### WHAT YOU NEED TO DO
Pick out each line containing the string "chart".

### INFORMATION SHOWN

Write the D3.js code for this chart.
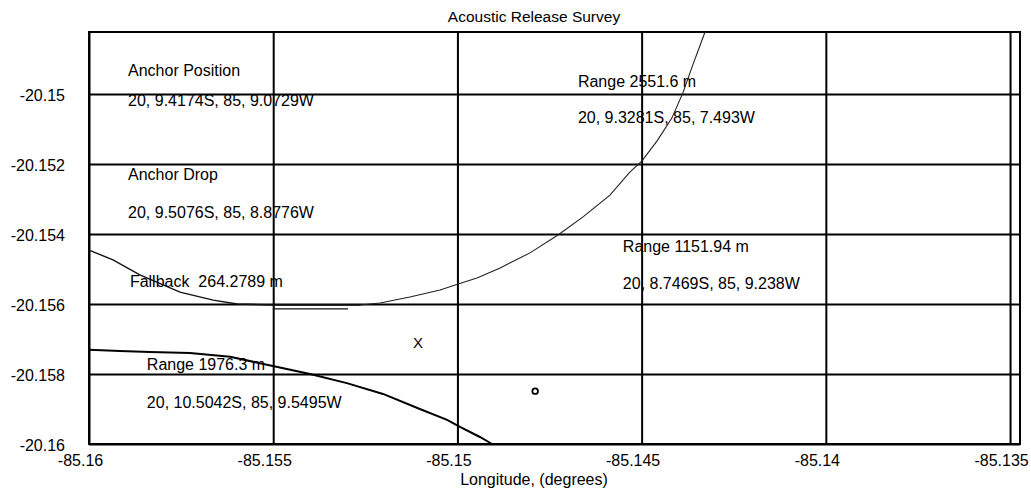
<!DOCTYPE html>
<html>
<head>
<meta charset="utf-8">
<script src="https://cdn.jsdelivr.net/npm/d3@7"></script>
<style>
  html, body { margin: 0; padding: 0; background: #fff; }
  svg { display: block; font-family: "Liberation Sans", Arial, Helvetica, sans-serif; }
</style>
</head>
<body>
<div id="chart"></div>
<script>
// ---------- data ----------
const title = "Acoustic Release Survey";
const xAxisLabel = "Longitude, (degrees)";

const xTicks = [-85.16, -85.155, -85.15, -85.145, -85.14, -85.135];
const xTickLabels = ["-85.16", "-85.155", "-85.15", "-85.145", "-85.14", "-85.135"];
const yTicks = [-20.15, -20.152, -20.154, -20.156, -20.158, -20.16];
const yTickLabels = ["-20.15", "-20.152", "-20.154", "-20.156", "-20.158", "-20.16"];

const xDomain = [-85.16, -85.13473];
const yDomain = [-20.16, -20.14823];

// Fallback curve (left branch of the ring)
const fallbackLon = [-85.16000, -85.15935, -85.15862, -85.15753, -85.15663, -85.15598, -85.15501, -85.15346, -85.15264];
const fallbackLat = [-20.15446, -20.15474, -20.15517, -20.15566, -20.15589, -20.15600, -20.15603, -20.15603, -20.15603];

// Range 2551.6 m arc
const range2551Lon = [-85.15264, -85.15210, -85.15129, -85.15047, -85.14998, -85.14947, -85.14884, -85.14803, -85.14727, -85.14659, -85.14586, -85.14532, -85.14499, -85.14458, -85.14418, -85.14388, -85.14361, -85.14328];
const range2551Lat = [-20.15603, -20.15597, -20.15580, -20.15560, -20.15543, -20.15526, -20.15497, -20.15454, -20.15403, -20.15351, -20.15289, -20.15223, -20.15191, -20.15134, -20.15069, -20.14997, -20.14917, -20.14823];

// short fallback segment
const fallbackSegLon = [-85.15501, -85.15297];
const fallbackSegLat = [-20.15614, -20.15614];

// Range 1976.3 m arc
const range1976Lon = [-85.16000, -85.15916, -85.15834, -85.15726, -85.15617, -85.15501, -85.15400, -85.15300, -85.15202, -85.15102, -85.15028, -85.14993, -85.14939, -85.14906];
const range1976Lat = [-20.15731, -20.15734, -20.15737, -20.15740, -20.15751, -20.15777, -20.15800, -20.15826, -20.15857, -20.15900, -20.15931, -20.15951, -20.15980, -20.16000];

// point markers
const crossMark = { lon: -85.15107, lat: -20.15709, label: "X" };
const ringMark = { lon: -85.14789, lat: -20.15849 };

// annotations (anchored at data coordinates: left edge / baseline)
const annotationTexts = [
  "Anchor Position",
  "20, 9.4174S, 85, 9.0729W",
  "Anchor Drop",
  "20, 9.5076S, 85, 8.8776W",
  "Range 2551.6 m",
  "20, 9.3281S, 85, 7.493W",
  "Range 1151.94 m",
  "20, 8.7469S, 85, 9.238W",
  "Fallback  264.2789 m",
  "Range 1976.3 m",
  "20, 10.5042S, 85, 9.5495W"
];
const annotationLon = [-85.15894, -85.15894, -85.15894, -85.15894, -85.14673, -85.14673, -85.14551, -85.14551, -85.15889, -85.15843, -85.15843];
const annotationLat = [-20.14949, -20.15034, -20.15246, -20.15354, -20.14980, -20.15083, -20.15451, -20.15557, -20.15551, -20.15789, -20.15897];

// ---------- chart ----------
const W = 1031, H = 497;
const mLeft = 89, mRight = 1020, mTop = 32, mBottom = 444;

const svg = d3.select("#chart").append("svg")
  .attr("width", W).attr("height", H)
  .attr("viewBox", `0 0 ${W} ${H}`);

svg.append("rect").attr("width", W).attr("height", H).attr("fill", "#fff");

const x = d3.scaleLinear().domain(xDomain).range([mLeft, mRight]);
const y = d3.scaleLinear().domain(yDomain).range([mBottom, mTop]);

// annotations first (grid lines and curves drawn over them, as in the original)
svg.append("g").selectAll("text")
  .data(annotationTexts)
  .join("text")
  .attr("x", (d, i) => x(annotationLon[i]))
  .attr("y", (d, i) => y(annotationLat[i]))
  .attr("font-size", 16)
  .attr("fill", "#000")
  .style("white-space", "pre")
  .text(d => d);

// x axis with grid
const gx = svg.append("g")
  .attr("transform", `translate(0,${mBottom})`)
  .call(d3.axisBottom(x)
    .tickValues(xTicks)
    .tickSize(-(mBottom - mTop))
    .tickPadding(11)
    .tickFormat((d, i) => xTickLabels[i]));
gx.select(".domain").remove();
gx.selectAll(".tick line").attr("stroke", "#000").attr("stroke-width", 2);
gx.selectAll(".tick text")
  .attr("font-size", 16)
  .attr("font-family", "Liberation Sans, Arial, sans-serif")
  .attr("fill", "#000")
  .attr("dx", -9);

// y axis with grid
const gy = svg.append("g")
  .attr("transform", `translate(${mLeft},0)`)
  .call(d3.axisLeft(y)
    .tickValues(yTicks)
    .tickSize(-(mRight - mLeft))
    .tickPadding(24)
    .tickFormat((d, i) => yTickLabels[i]));
gy.select(".domain").remove();
gy.selectAll(".tick line").attr("stroke", "#000").attr("stroke-width", 2);
gy.selectAll(".tick text")
  .attr("font-size", 16)
  .attr("font-family", "Liberation Sans, Arial, sans-serif")
  .attr("fill", "#000")
  .attr("dy", "0.38em");

// frame
svg.append("rect")
  .attr("x", mLeft).attr("y", mTop)
  .attr("width", mRight - mLeft).attr("height", mBottom - mTop)
  .attr("fill", "none").attr("stroke", "#000").attr("stroke-width", 2);

// curves
const line = d3.line().x(d => x(d[0])).y(d => y(d[1]));
const zip = (a, b) => a.map((v, i) => [v, b[i]]);

svg.append("path")
  .attr("d", line(zip(fallbackLon, fallbackLat)))
  .attr("fill", "none").attr("stroke", "#111").attr("stroke-width", 1.4);

svg.append("path")
  .attr("d", line(zip(range2551Lon, range2551Lat)))
  .attr("fill", "none").attr("stroke", "#222").attr("stroke-width", 1.1);

svg.append("path")
  .attr("d", line(zip(fallbackSegLon, fallbackSegLat)))
  .attr("fill", "none").attr("stroke", "#111").attr("stroke-width", 1.4);

svg.append("path")
  .attr("d", line(zip(range1976Lon, range1976Lat)))
  .attr("fill", "none").attr("stroke", "#000").attr("stroke-width", 2);

// markers
svg.append("text")
  .attr("x", x(crossMark.lon)).attr("y", y(crossMark.lat))
  .attr("dy", "0.36em")
  .attr("text-anchor", "middle")
  .attr("font-size", 15)
  .attr("fill", "#000")
  .text(crossMark.label);

svg.append("circle")
  .attr("cx", x(ringMark.lon)).attr("cy", y(ringMark.lat))
  .attr("r", 2.8)
  .attr("fill", "none").attr("stroke", "#000").attr("stroke-width", 1.8);

// title & axis label
svg.append("text")
  .attr("x", 534).attr("y", 22)
  .attr("text-anchor", "middle")
  .attr("font-size", 15.5)
  .attr("fill", "#000")
  .text(title);

svg.append("text")
  .attr("x", 534).attr("y", 485)
  .attr("text-anchor", "middle")
  .attr("font-size", 16)
  .attr("fill", "#000")
  .text(xAxisLabel);
</script>
</body>
</html>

### WORKED SOLUTION
Write the D3.js code for this chart.
<div id="chart"></div>
// ---------- chart ----------
const svg = d3.select("#chart").append("svg")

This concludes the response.